Named arguments where the names are (Perl-compatible) regular expressions and the values are column objects created by
col_*()
, or their abbreviated character names (as described in thecol_types
parameter ofreadr::read_delim()
). Dynamic dots are supported.- .col_names
Column names which should be matched by
...
.- .default
Any named columns not matched by any of the regular expressions in
...
will be read with this column type.
Examples
library(magrittr)
# for some hypothetical CSV data column names like these...

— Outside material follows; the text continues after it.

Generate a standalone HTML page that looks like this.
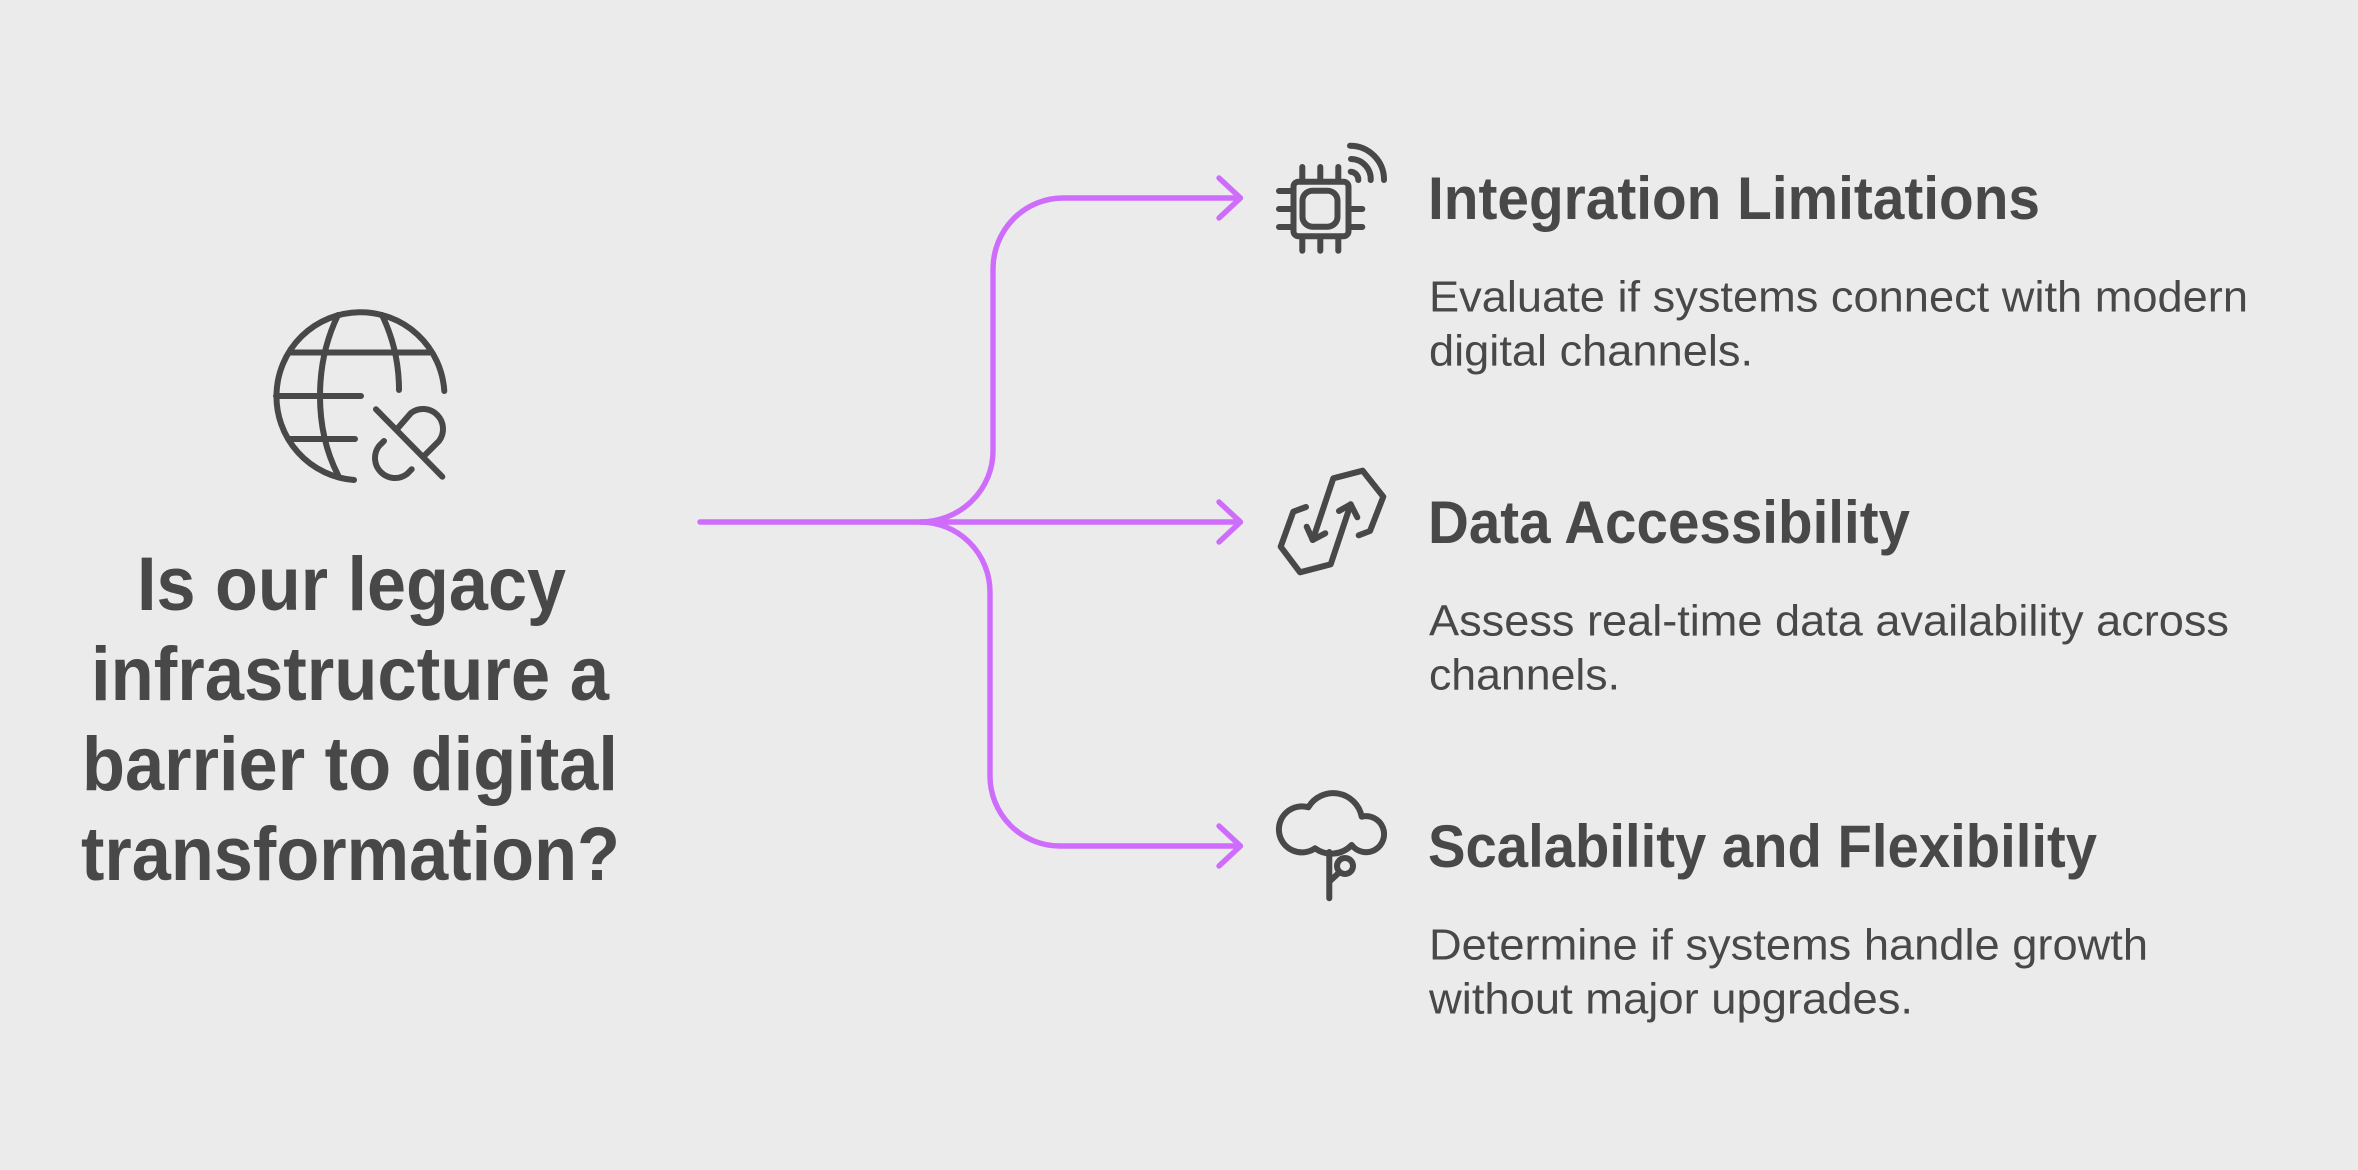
<!DOCTYPE html>
<html><head><meta charset="utf-8"><style>
html,body{margin:0;padding:0;background:#ebebeb;width:2358px;height:1170px;overflow:hidden}
svg{display:block}
text{font-family:"Liberation Sans",sans-serif;fill:#484848}
.t{font-size:76px;font-weight:700}
.h{font-size:60px;font-weight:700}
.d{font-size:44px;font-weight:400}
.i{fill:none;stroke:#484848;stroke-width:6;stroke-linecap:round;stroke-linejoin:round}
.c{fill:none;stroke:#ce6cfb;stroke-width:5.4;stroke-linecap:round;stroke-linejoin:round}
</style></head><body>
<svg width="2358" height="1170" viewBox="0 0 2358 1170" xmlns="http://www.w3.org/2000/svg">
<rect width="2358" height="1170" fill="#ebebeb"/>
<!-- connectors -->
<path class="c" d="M700 522H1238"/>
<path class="c" d="M920 522A73 71 0 0 0 993 451V269A70 71 0 0 1 1063 198H1238"/>
<path class="c" d="M920 522A70 70 0 0 1 990 592V776A70 70 0 0 0 1060 846H1238"/>
<path class="c" d="M1219 178L1240.5 198L1219 218"/>
<path class="c" d="M1219 502L1240.5 522L1219 542"/>
<path class="c" d="M1219 826L1240.5 846L1219 866"/>
<!-- globe -->
<g class="i">
<path d="M444.3 391A84 84 0 1 0 354 480"/>
<path d="M338 315Q320 352 320 396Q320 440 338 475"/>
<path d="M382 315Q399 350 399 390"/>
<path d="M290 352.5H430M276 396H361M290 439H355"/>
<path d="M376 409.3L442.3 476.7"/>
<path d="M397.5 428.5L411 413A20 20 0 0 1 439 441L425 455"/>
<path d="M384 441L379 446A20 20 0 0 0 407 474L411.7 469.3"/>
</g>
<!-- chip -->
<g class="i">
<rect x="1293.5" y="181.7" width="55" height="54.5" rx="5"/>
<rect x="1302.5" y="190.7" width="35" height="36" rx="10"/>
<path d="M1302.3 167V181M1320.3 167V181M1338.3 167V181M1302.3 237V250.7M1320.3 237V250.7M1338.3 237V250.7"/>
<path d="M1279 191H1293M1279 209H1293M1279 227H1293M1349 209H1362.3M1349 227H1362.3"/>
<path d="M1350 145.7A34 34 0 0 1 1384 180M1351 159A20 20 0 0 1 1370.7 180M1350.7 171.7A8 8 0 0 1 1358.3 180"/>
</g>
<!-- data -->
<g class="i">
<path d="M1306 507L1293.3 511.7L1280.7 546.7L1300 572.3L1330.7 564.3L1350.7 504.3"/>
<path d="M1339 511L1350.7 504.3L1357.3 517.3"/>
<path d="M1358.7 535.3L1370 531L1383.3 496.7L1362.7 470.7L1333.3 478.3L1312.7 540"/>
<path d="M1306.7 526.7L1312.7 540L1325.3 533.3"/>
</g>
<!-- cloud -->
<g class="i">
<path d="M1308.3 807.3A29 29 0 0 1 1361.7 816.7A18 18 0 1 1 1351.7 845A28 28 0 0 1 1315 848.3A23 23 0 1 1 1308.3 807.3Z"/>
<path d="M1329.3 852V898.3M1329.3 881.7L1338.3 873.3"/>
<circle cx="1345" cy="866" r="8"/>
</g>
<!-- title -->
<text class="t" x="137" y="610" textLength="429" lengthAdjust="spacingAndGlyphs">Is our legacy</text>
<text class="t" x="91" y="700" textLength="518" lengthAdjust="spacingAndGlyphs">infrastructure a</text>
<text class="t" x="82" y="790" textLength="536" lengthAdjust="spacingAndGlyphs">barrier to digital</text>
<text class="t" x="81" y="880" textLength="539" lengthAdjust="spacingAndGlyphs">transformation?</text>
<!-- row 1 -->
<text class="h" x="1428" y="219" textLength="612" lengthAdjust="spacingAndGlyphs">Integration Limitations</text>
<text class="d" x="1429" y="311.5" textLength="819" lengthAdjust="spacingAndGlyphs">Evaluate if systems connect with modern</text>
<text class="d" x="1429" y="365.5" textLength="324" lengthAdjust="spacingAndGlyphs">digital channels.</text>
<!-- row 2 -->
<text class="h" x="1428" y="543" textLength="482" lengthAdjust="spacingAndGlyphs">Data Accessibility</text>
<text class="d" x="1429" y="635.5" textLength="800" lengthAdjust="spacingAndGlyphs">Assess real-time data availability across</text>
<text class="d" x="1429" y="689.5" textLength="191" lengthAdjust="spacingAndGlyphs">channels.</text>
<!-- row 3 -->
<text class="h" x="1428" y="867" textLength="669" lengthAdjust="spacingAndGlyphs">Scalability and Flexibility</text>
<text class="d" x="1429" y="959.5" textLength="719" lengthAdjust="spacingAndGlyphs">Determine if systems handle growth</text>
<text class="d" x="1429" y="1013.5" textLength="484" lengthAdjust="spacingAndGlyphs">without major upgrades.</text>
</svg>
</body></html>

col_names <- c("VAR1_Text",
"VAR2_Text",
"VAR3_Text_Other",
"VAR1_Code_R1",
"VAR2_Code_R2",
"HAS_R1_Lag",
"HAS_R2_Lag",
"GARBAGEX67",
"GARBAGEY09")
# ...a column spec could be created concisely as follows:
col_regex <- list("_Text(_|$)" = "c",
"_Code(_|$)" = "i",
"^GARBAGE" = readr::col_skip())
pal::cols_regex(.col_names = col_names,
!!!col_regex,
.default = "l")
#> cols(
#> .default = col_logical(),
#> VAR1_Text = col_character(),
#> VAR2_Text = col_character(),
#> VAR3_Text_Other = col_character(),
#> VAR1_Code_R1 = col_integer(),
#> VAR2_Code_R2 = col_integer(),
#> GARBAGEX67 = col_skip(),
#> GARBAGEY09 = col_skip()
#> )
# we can parse some real data:
raw_data <-
httr::GET(paste0("http://www.web.statistik.zh.ch/ogd/data/",
"KANTON_ZUERICH_nrw_2019_listen_ergebnisse_gemeinde.csv")) |>
httr::content(as = "text",
encoding = "UTF-8")
readr::read_csv(file = raw_data,
col_types = pal::cols_regex("^(Gemeindenamen|Partei)$" = "c",
"(?i)anteil" = "d",
.default = "i",
.col_names = pal::dsv_colnames(raw_data)))
#> Warning: One or more parsing issues, call `problems()` on your data frame for details, e.g.:
#> dat <- vroom(...)
#> problems(dat)
#> # A tibble: 6 × 1
#> `<!DOCTYPE HTML PUBLIC "-//IETF//DTD HTML 2.0//EN">`
#> <int>
#> 1 NA
#> 2 NA
#> 3 NA
#> 4 NA
#> 5 NA
#> 6 NA
# an alternative way to process the same data using `readr::type_convert()`:
readr::read_csv(file = raw_data,
col_types = list(.default = "c")) %>%
readr::type_convert(col_types = pal::cols_regex("^(Gemeindenamen|Partei)$" = "c",
"(?i)anteil" = "d",
.default = "i",
.col_names = colnames(.)))
#> Warning: [0, 1]: expected no trailing characters, but got '<html><head>'
#> Warning: [1, 1]: expected no trailing characters, but got '<title>404 Not Found</title>'
#> Warning: [2, 1]: expected no trailing characters, but got '</head><body>'
#> Warning: [3, 1]: expected no trailing characters, but got '<h1>Not Found</h1>'
#> Warning: [4, 1]: expected no trailing characters, but got '<p>The requested URL was not found on this server.</p>'
#> Warning: [5, 1]: expected no trailing characters, but got '</body></html>'
#> # A tibble: 6 × 1
#> `<!DOCTYPE HTML PUBLIC "-//IETF//DTD HTML 2.0//EN">`
#> <int>
#> 1 NA
#> 2 NA
#> 3 NA
#> 4 NA
#> 5 NA
#> 6 NA